Bazel PUTs /ac/abc123 → NLB → Pod 2
  Pod 2 → groupcache (key hashes to Pod 4, the owner)
  Pod 4 stores in RAM
  Pod 2 writes to S3 (durable)

Read path (first access from Pod 5)

Bazel GETs /ac/abc123 → NLB → Pod 5
  Pod 5 checks local hot cache → miss
  Pod 5 asks Pod 4 (the owner) → Pod 4 has it in RAM → returns it
  Pod 5 stores in local hot cache

Read path (second access from Pod 5)

Bazel GETs /ac/abc123 → NLB → Pod 5
  Pod 5 checks local hot cache → hit → instant

Every read is served from RAM. The only variable is whose RAM — the owner's or the local hot cache. S3 is only hit if the owning pod lost its cache (restart).

Why Not Valkey

For our use case, groupcache is better because:

  • No external infrastructure for users to deploy
  • Eviction is custom anyway (DAG-aware), so Valkey's LRU doesn't help
  • AC/CAS entries are immutable — no consistency/conflict problems
  • S3 is the durable fallback — losing RAM cache is not data loss

The Store interface makes the L1 backend swappable. If a team prefers Valkey, they can implement the same interface against a Valkey client.

Building the Cache Layer

An in-memory KV store requires:

  • Hashmap + mutex — concurrent reads/writes
  • Size tracking — know when cache is full
  • Eviction interface — swappable policy (LRU now, RL later)
  • Peer discovery — Kubernetes headless service DNS

None of these are complex individually. The reason distributed caches are hard in general (consensus, conflict resolution, split-brain) doesn't apply here because our entries are immutable and content-addressed.

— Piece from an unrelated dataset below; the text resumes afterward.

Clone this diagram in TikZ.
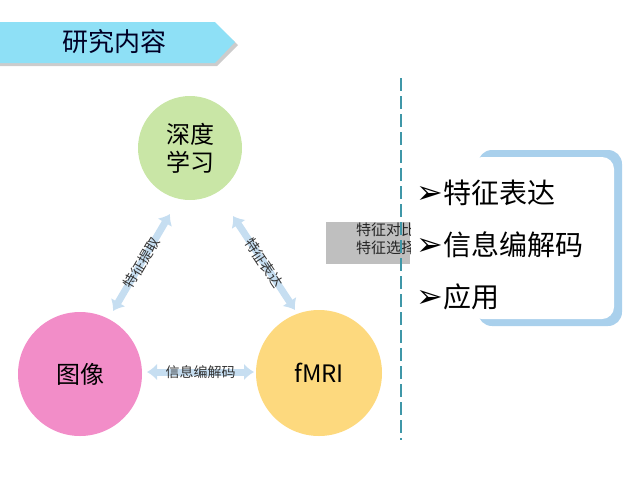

Approximate LRU (Redis Approach)

A naive LRU uses a linked list reordered on every access. Under thousands of concurrent reads, the lock protecting the list becomes a bottleneck — every reader contends on it just to update ordering.

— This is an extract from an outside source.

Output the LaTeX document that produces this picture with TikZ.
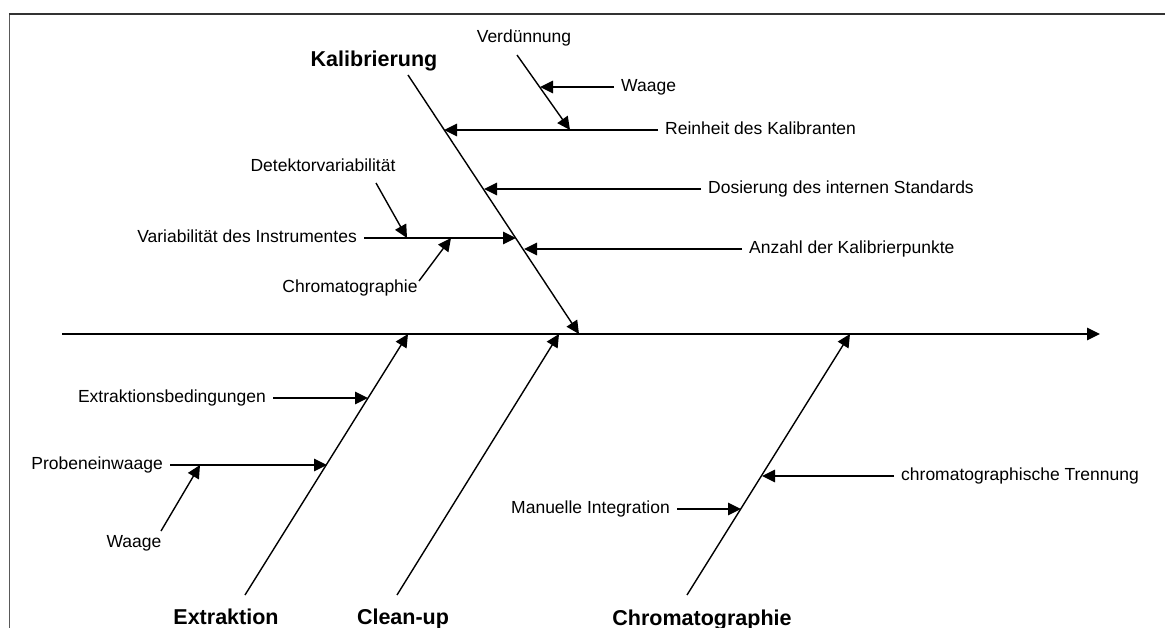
\documentclass[tikz,border=0pt]{standalone}
\usepackage{fontspec}
\setmainfont{Liberation Sans}
\usetikzlibrary{arrows.meta}
\tikzset{
  ln/.style={line width=1.4pt, black},
  arr/.style={ln, -{Triangle[length=13pt,width=12.5pt]}},
  lab/.style={font=\fontsize{17.5}{20}\selectfont, inner xsep=7pt, inner ysep=0pt, text height=12pt, text depth=3.5pt},
  head/.style={font=\fontsize{21.5}{24}\selectfont\bfseries, inner sep=0pt, anchor=base},
}
\begin{document}
\begin{tikzpicture}[x=1pt,y=-1pt]
\useasboundingbox (0,0) rectangle (1165,628);
% frame
\draw[line width=1.5pt, gray!70!black] (9.5,628) -- (9.5,14);
\draw[line width=1.5pt, black!80] (8.75,14) -- (1165,14);

% spine
\coordinate (s0) at (62,334);
\coordinate (s1) at (1100,334);
\draw[arr] (s0) -- (s1);

% Kalibrierung bone
\coordinate (ktop) at (408,75);
\coordinate (kend) at (579,334);
\node[head] (kal) at (374,67) {Kalibrierung};
\draw[arr] (ktop) -- (kend);

\coordinate (kr) at (444,130);
\coordinate (kd) at (484,189);
\coordinate (ka) at (524,249);
\coordinate (kv) at (516,238);

\node[lab, anchor=west] (rein) at (658,130) {Reinheit des Kalibranten};
\draw[arr] (rein.west) -- (kr);
\node[lab, anchor=west] (dos) at (701,189) {Dosierung des internen Standards};
\draw[arr] (dos.west) -- (kd);
\node[lab, anchor=west] (anz) at (742,249) {Anzahl der Kalibrierpunkte};
\draw[arr] (anz.west) -- (ka);
\node[lab, anchor=east] (var) at (364,238) {Variabilität des Instrumentes};
\draw[arr] (var.east) -- (kv);

% Verdünnung / Waage
\node[lab] (verd) at (524,38) {Verdünnung};
\coordinate (v0) at (517,55);
\coordinate (v1) at (570,130);
\draw[arr] (v0) -- (v1);
\coordinate (w1) at (540,87);
\node[lab, anchor=west] (waage1) at (614,87) {Waage};
\draw[arr] (waage1.west) -- (w1);

% Detektorvariabilität / Chromatographie
\node[lab] (det) at (323,167) {Detektorvariabilität};
\coordinate (d0) at (376,183);
\coordinate (d1) at (407,238);
\draw[arr] (d0) -- (d1);
\node[lab] (chr1) at (350,288) {Chromatographie};
\coordinate (c0) at (419,281);
\coordinate (c1) at (451,238);
\draw[arr] (c0) -- (c1);

% Extraktion bone
\coordinate (etop) at (408,334);
\coordinate (ebot) at (245,595);
\node[head] (extr) at (226,624) {Extraktion};
\draw[arr] (ebot) -- (etop);
\coordinate (eb) at (368,398);
\coordinate (ep) at (327,465);
\node[lab, anchor=east] (ebed) at (273,398) {Extraktionsbedingungen};
\draw[arr] (ebed.east) -- (eb);
\node[lab, anchor=east] (prob) at (170,465) {Probeneinwaage};
\draw[arr] (prob.east) -- (ep);
\node[lab] (waage2) at (134,543) {Waage};
\coordinate (w20) at (161,531);
\coordinate (w21) at (200,465);
\draw[arr] (w20) -- (w21);

% Clean-up bone
\coordinate (ctop) at (559,334);
\coordinate (cbot) at (397,595);
\node[head] (clean) at (403,624) {Clean-up};
\draw[arr] (cbot) -- (ctop);

% Chromatographie bone
\coordinate (gtop) at (850,334);
\coordinate (gbot) at (687,595);
\node[head] (chrom) at (702,625) {Chromatographie};
\draw[arr] (gbot) -- (gtop);
\coordinate (gt) at (762,476);
\coordinate (gm) at (741,509);
\node[lab, anchor=west] (trenn) at (894,476) {chromatographische Trennung};
\draw[arr] (trenn.west) -- (gt);
\node[lab, anchor=east] (man) at (677,509) {Manuelle Integration};
\draw[arr] (man.east) -- (gm);
\end{tikzpicture}
\end{document}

Redis solved this with approximate LRU:

  • Each key stores a last-access timestamp (atomic int64, no lock needed)
  • On eviction, sample N random keys (default 10), evict the oldest
  • No linked list, no reordering, no lock on the read path

With 10 samples, eviction quality is nearly identical to true LRU. Redis tested this extensively and documented the results.

Our read path under this approach:

Get(key) →
  1. RLock the hashmap (many concurrent readers allowed)
  2. Look up the key
  3. Atomic timestamp write (no lock, no contention)
  4. Return the value

Compare to the naive approach where step 3 would be "acquire a separate mutex, move a linked list node, release mutex." Under 1000s of concurrent reads, that's the difference between scaling and not.

The eviction accuracy tradeoff: a key accessed 1ms before eviction might not be saved because the sampler didn't pick it. For a cache with S3 as the durable fallback, this is acceptable — a false eviction just means one extra S3 fetch to repopulate.